Exercise details:
Without the pictures, set down every line of the data exactly.

———

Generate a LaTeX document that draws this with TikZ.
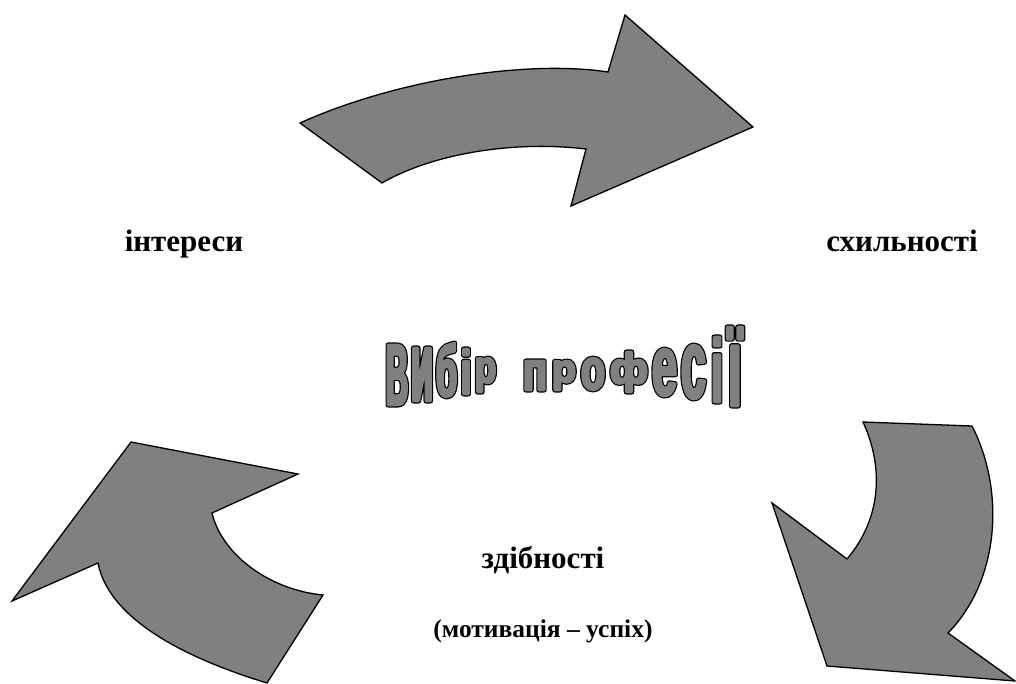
\documentclass[tikz,border=0pt]{standalone}
\usepackage{fontspec}
\setmainfont{Liberation Serif}
\newfontfamily\titlefont{Liberation Sans}[BoldFont={* Bold}]
\definecolor{arrowgray}{HTML}{808080}
\definecolor{titlegray}{HTML}{808080}
\newcommand\fitglyph[3]{%
  \begingroup
  \titlefont\bfseries\fontsize{100}{100}\selectfont
  \setbox0\hbox{#1}%
  \dimen2=\dimexpr\ht0+\dp0\relax
  \dimen4=\dimexpr#2\relax
  \dimen6=\dimexpr#3\relax
  \pgfmathsetmacro\gsize{100*\the\dimen6/\the\dimen2}%
  \pgfmathsetmacro\gstretch{\the\dimen4/(\the\wd0*\gsize/100)}%
  \fontsize{\gsize}{\gsize}\selectfont
  \edef\tmpfeat{\noexpand\addfontfeature{FakeStretch=\gstretch}}\tmpfeat
  \color{titlegray}%
  \rlap{\special{pdf:literal direct 2 Tr 5.0 w 0 G 1 j}#1}%
  {\special{pdf:literal direct 2 Tr 2.6 w 0.502 G 1 j}#1}%
  \special{pdf:literal direct 0 Tr}%
  \endgroup}
\newcommand\titleglyph[6]{%
  \node[glyphbox] (#1) at (#3,#6) {\fitglyph{#2}{#4pt-#3pt}{#6pt-#5pt}};}
\begin{document}
\begin{tikzpicture}[x=1pt,y=-1pt,
  arrowshape/.style={fill=arrowgray, draw=black, line width=1.3pt, line join=miter},
  wordlabel/.style={font=\fontsize{31}{36}\selectfont\bfseries, anchor=base, inner sep=0pt},
  wordsub/.style={font=\fontsize{25.5}{30}\selectfont\bfseries, anchor=base, inner sep=0pt},
  glyphbox/.style={anchor=south west, inner sep=0pt, outer sep=0pt}]
\useasboundingbox (0,0) rectangle (1016,684);
\clip (0,0) rectangle (1016,684);
% top arrow
\draw[arrowshape] (300,123) .. controls (400,78) and (530,60) .. (608,72) -- (625,15) -- (753,127) -- (571,206) -- (586,149) .. controls (510,140) and (430,155) .. (382,183) -- cycle;
% left arrow
\draw[arrowshape] (131,442) -- (298,474) -- (212,513) .. controls (222,555) and (270,590) .. (323,595) -- (267,683) .. controls (175,655) and (108,615) .. (98,563) -- (12,601) -- cycle;
% right arrow
\draw[arrowshape] (863,422) -- (972,426) .. controls (1005,490) and (1000,580) .. (948,633) -- (1015,681) -- (827,666) -- (772,503) -- (847,559) .. controls (880,520) and (885,470) .. (863,422) -- cycle;
% labels
\node[wordlabel] (interests) at (184,252) {інтереси};
\node[wordlabel] (inclinations) at (902,252) {схильності};
\node[wordlabel] (abilities) at (543,568) {здібності};
\node[wordsub] (motivation) at (543,637) {(мотивація – успіх)};
% title
\titleglyph{t1}{В}{386}{408}{345}{405}
\titleglyph{t2}{и}{411}{433}{348}{401}
\titleglyph{t3}{б}{436}{457}{343}{397}
\titleglyph{t4}{і}{461}{471}{349}{394}
\titleglyph{t5}{р}{475}{496}{358}{392}
\titleglyph{t6}{п}{523}{547}{361}{390}
\titleglyph{t7}{р}{552}{576}{361}{390}
\titleglyph{t8}{о}{581}{605}{358}{390}
\titleglyph{t9}{ф}{610}{648}{352}{392}
\titleglyph{t10}{е}{652}{677}{349}{396}
\titleglyph{t11}{с}{681}{706}{345}{399}
\titleglyph{t12}{і}{711}{723}{337}{402}
\titleglyph{t13}{ї}{728}{742}{327}{406}
\end{tikzpicture}
\end{document}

———

Written solution:
Generate a LaTeX document that draws this with TikZ.
\documentclass[tikz,border=0pt]{standalone}
\usepackage{fontspec}
\setmainfont{Liberation Serif}
\newfontfamily\titlefont{Liberation Sans}[BoldFont={* Bold}]
\definecolor{arrowgray}{HTML}{808080}
\definecolor{titlegray}{HTML}{808080}
\newcommand\fitglyph[3]{%
  \begingroup
  \titlefont\bfseries\fontsize{100}{100}\selectfont
  \setbox0\hbox{#1}%
  \dimen2=\dimexpr\ht0+\dp0\relax
  \dimen4=\dimexpr#2\relax
  \dimen6=\dimexpr#3\relax
  \pgfmathsetmacro\gsize{100*\the\dimen6/\the\dimen2}%
  \pgfmathsetmacro\gstretch{\the\dimen4/(\the\wd0*\gsize/100)}%
  \fontsize{\gsize}{\gsize}\selectfont
  \edef\tmpfeat{\noexpand\addfontfeature{FakeStretch=\gstretch}}\tmpfeat
  \color{titlegray}%
  \rlap{\special{pdf:literal direct 2 Tr 5.0 w 0 G 1 j}#1}%
  {\special{pdf:literal direct 2 Tr 2.6 w 0.502 G 1 j}#1}%
  \special{pdf:literal direct 0 Tr}%
  \endgroup}
\newcommand\titleglyph[6]{%
  \node[glyphbox] (#1) at (#3,#6) {\fitglyph{#2}{#4pt-#3pt}{#6pt-#5pt}};}
\begin{document}
\begin{tikzpicture}[x=1pt,y=-1pt,
  arrowshape/.style={fill=arrowgray, draw=black, line width=1.3pt, line join=miter},
  wordlabel/.style={font=\fontsize{31}{36}\selectfont\bfseries, anchor=base, inner sep=0pt},
  wordsub/.style={font=\fontsize{25.5}{30}\selectfont\bfseries, anchor=base, inner sep=0pt},
  glyphbox/.style={anchor=south west, inner sep=0pt, outer sep=0pt}]
\useasboundingbox (0,0) rectangle (1016,684);
\clip (0,0) rectangle (1016,684);
% top arrow
\draw[arrowshape] (300,123) .. controls (400,78) and (530,60) .. (608,72) -- (625,15) -- (753,127) -- (571,206) -- (586,149) .. controls (510,140) and (430,155) .. (382,183) -- cycle;
% left arrow
\draw[arrowshape] (131,442) -- (298,474) -- (212,513) .. controls (222,555) and (270,590) .. (323,595) -- (267,683) .. controls (175,655) and (108,615) .. (98,563) -- (12,601) -- cycle;
% right arrow
\draw[arrowshape] (863,422) -- (972,426) .. controls (1005,490) and (1000,580) .. (948,633) -- (1015,681) -- (827,666) -- (772,503) -- (847,559) .. controls (880,520) and (885,470) .. (863,422) -- cycle;
% labels
\node[wordlabel] (interests) at (184,252) {інтереси};
\node[wordlabel] (inclinations) at (902,252) {схильності};
\node[wordlabel] (abilities) at (543,568) {здібності};
\node[wordsub] (motivation) at (543,637) {(мотивація – успіх)};
% title
\titleglyph{t1}{В}{386}{408}{345}{405}
\titleglyph{t2}{и}{411}{433}{348}{401}
\titleglyph{t3}{б}{436}{457}{343}{397}
\titleglyph{t4}{і}{461}{471}{349}{394}
\titleglyph{t5}{р}{475}{496}{358}{392}
\titleglyph{t6}{п}{523}{547}{361}{390}
\titleglyph{t7}{р}{552}{576}{361}{390}
\titleglyph{t8}{о}{581}{605}{358}{390}
\titleglyph{t9}{ф}{610}{648}{352}{392}
\titleglyph{t10}{е}{652}{677}{349}{396}
\titleglyph{t11}{с}{681}{706}{345}{399}
\titleglyph{t12}{і}{711}{723}{337}{402}
\titleglyph{t13}{ї}{728}{742}{327}{406}
\end{tikzpicture}
\end{document}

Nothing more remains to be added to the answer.